* PROBLEM REQUIREMENTS: Set down, exactly as written, the lines from the top of the data to the line that holds "from matplotlib.transforms import", and omit the pictures.

— Start SUPPLIED DATA —

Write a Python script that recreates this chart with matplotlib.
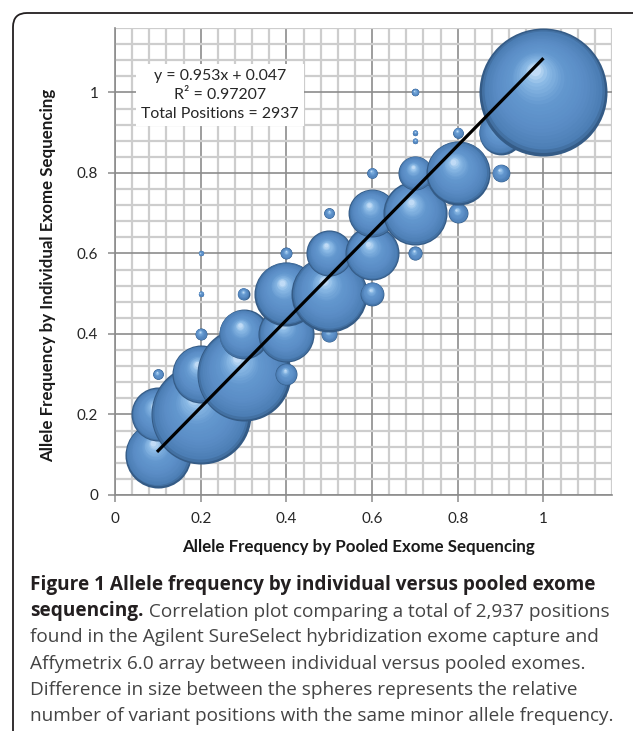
import matplotlib
matplotlib.use('Agg')
import matplotlib.pyplot as plt
import numpy as np
from matplotlib.colors import LinearSegmentedColormap
from matplotlib.patches import FancyBboxPatch
from matplotlib.ticker import MultipleLocator, FuncFormatter
from matplotlib.transforms import ScaledTranslation

# ─── Data ───────────────────────────────────────────────────────────
# pooled AF (x), individual AF (y), number of positions (bubble area)
pooled = [0.1, 0.1, 0.1,
          0.2, 0.2, 0.2, 0.2, 0.2,
          0.3, 0.3, 0.3,
          0.4, 0.4, 0.4, 0.4,
          0.5, 0.5, 0.5, 0.5,
          0.6, 0.6, 0.6, 0.6,
          0.7, 0.7, 0.7, 0.7, 0.7, 0.7,
          0.8, 0.8, 0.8,
          0.9, 0.9,
          1.0]
individual = [0.1, 0.2, 0.3,
              0.2, 0.3, 0.4, 0.5, 0.6,
              0.3, 0.4, 0.5,
              0.3, 0.4, 0.5, 0.6,
              0.4, 0.5, 0.6, 0.7,
              0.5, 0.6, 0.7, 0.8,
              0.6, 0.7, 0.8, 0.88, 0.9, 1.0,
              0.7, 0.8, 0.9,
              0.8, 0.9,
              1.0]
positions = [154, 103, 4,
             353, 119, 5, 1, 1,
             312, 88, 5,
             17, 111, 145, 5,
             9, 204, 75, 4,
             20, 103, 81, 4,
             7, 145, 41, 1, 1, 2,
             14, 145, 4,
             11, 68,
             578]

# trend line end points as drawn
trend_x = [0.098, 1.0]
trend_y = [0.107, 1.085]

box_lines = ['y = 0.953x + 0.047', 'R² = 0.97207', 'Total Positions = 2937']

caption_bold = 'Figure 1 Allele frequency by individual versus pooled exome'
caption_lines = ['found in the Agilent SureSelect hybridization exome capture and',
                 'Affymetrix 6.0 array between individual versus pooled exomes.',
                 'Difference in size between the spheres represents the relative',
                 'number of variant positions with the same minor allele frequency.']

DPI = 100
fig = plt.figure(figsize=(6.33, 7.31), dpi=DPI)
fig.patch.set_facecolor('white')

# rounded frame, open at right and bottom
frame = FancyBboxPatch((0.13, -1.0), 8.0, 7.31 - 0.13 + 1.0,
                       boxstyle='round,pad=0,rounding_size=0.14',
                       transform=fig.dpi_scale_trans, fill=False,
                       edgecolor='#231f20', linewidth=1.3)
fig.add_artist(frame)

ax = fig.add_axes([115 / 633, 236 / 731, 497 / 633, 467 / 731])
ax.set_xlim(0, 1.16)
ax.set_ylim(0, 1.16)

ax.xaxis.set_major_locator(MultipleLocator(0.2))
ax.yaxis.set_major_locator(MultipleLocator(0.2))
ax.xaxis.set_minor_locator(MultipleLocator(0.04))
ax.yaxis.set_minor_locator(MultipleLocator(0.04))
fmt = FuncFormatter(lambda v, p: '%g' % round(v, 2) if v <= 1.0001 else '')
ax.xaxis.set_major_formatter(fmt)
ax.yaxis.set_major_formatter(fmt)

ax.grid(which='minor', color='#cdcdcd', linewidth=1.6, zorder=0)
ax.grid(which='major', color='#8c8c8c', linewidth=1.2, zorder=0)
ax.set_axisbelow(True)
for s in ['top', 'right']:
    ax.spines[s].set_visible(False)
for s in ['left', 'bottom']:
    ax.spines[s].set_color('#8c8c8c')
    ax.spines[s].set_linewidth(1.2)
ax.tick_params(which='major', direction='out', length=5, width=1.1, color='#8c8c8c',
               labelsize=11, labelcolor='#262626', pad=7)
ax.tick_params(which='minor', length=0)
for lab in ax.get_xticklabels() + ax.get_yticklabels():
    lab.set_family('Lato')

# ─── 3D-looking spheres ─────────────────────────────────────────────
sphere = LinearSegmentedColormap.from_list(
    'sphere', [(0.0, '#345b86'), (0.06, '#4b7db3'), (0.3, '#5a8cc5'),
               (0.6, '#6398cf'), (0.85, '#8cbbe6'), (1.0, '#d2e7fb')])
R_MAX = 64.0  # pixel radius of largest bubble
N = 24
cmax = max(positions)
for i, (x, y, c) in enumerate(zip(pooled, individual, positions)):
    r = R_MAX * np.sqrt(c / cmax)
    for k in range(N):
        t = k / N
        rr = r * (1 - 0.95 * t)
        dx = -0.14 * r * t / DPI
        dy = 0.36 * r * t / DPI
        tr = ax.transData + ScaledTranslation(dx, dy, fig.dpi_scale_trans)
        ax.scatter([x], [y], s=(2 * rr * 72 / DPI) ** 2, color=sphere(t),
                   linewidths=0, transform=tr, zorder=2 + i * 0.01)

ax.plot(trend_x, trend_y, color='black', linewidth=2.3, zorder=5, solid_capstyle='butt')

ax.text((220 - 115) / 497, (495 - 95) / 467, '\n'.join(box_lines), transform=ax.transAxes,
        ha='center', va='center', fontsize=11.4, family='Lato', color='#262626',
        linespacing=1.45, zorder=6,
        bbox=dict(boxstyle='square,pad=0.35', facecolor='white', edgecolor='none'))

ax.set_xlabel('Allele Frequency by Pooled Exome Sequencing', fontsize=12.2,
              fontweight='bold', family='Lato', color='#1a1a1a', va='center')
ax.xaxis.set_label_coords((358.5 - 115) / 497, (495 - 547) / 467)
ax.set_ylabel('Allele Frequency by Individual Exome Sequencing', fontsize=12.2,
              fontweight='bold', family='Lato', color='#1a1a1a', va='center')
ax.yaxis.set_label_coords((48.5 - 115) / 497, (495 - 275) / 467)

# ─── Caption ────────────────────────────────────────────────────────
cap_x = 30 / 633
y0 = 585
step = 26.2
fs = 13.7
fig.text(cap_x, 1 - y0 / 731, caption_bold, fontsize=fs, fontweight='bold',
         family='Open Sans', color='#231f20', va='center', ha='left')
tb = fig.text(cap_x, 1 - (y0 + step) / 731, 'sequencing.', fontsize=fs, fontweight='bold',
              family='Open Sans', color='#231f20', va='center', ha='left')
ov = fig.add_axes([0, 0, 1, 1])
ov.axis('off')
ov.annotate(' Correlation plot comparing a total of 2,937 positions', xy=(1, 0), xycoords=tb,
            fontsize=fs, family='Open Sans', color='#444444', va='bottom', ha='left')
for j, line in enumerate(caption_lines):
    fig.text(cap_x, 1 - (y0 + step * (j + 2)) / 731, line, fontsize=fs,
             family='Open Sans', color='#444444', va='center', ha='left')

fig.savefig('out.png', dpi=DPI, facecolor='white')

— End SUPPLIED DATA —

* ANSWER TO THE EXERCISE:
Write a Python script that recreates this chart with matplotlib.
import matplotlib
matplotlib.use('Agg')
import matplotlib.pyplot as plt
import numpy as np
from matplotlib.colors import LinearSegmentedColormap
from matplotlib.patches import FancyBboxPatch
from matplotlib.ticker import MultipleLocator, FuncFormatter
from matplotlib.transforms import ScaledTranslation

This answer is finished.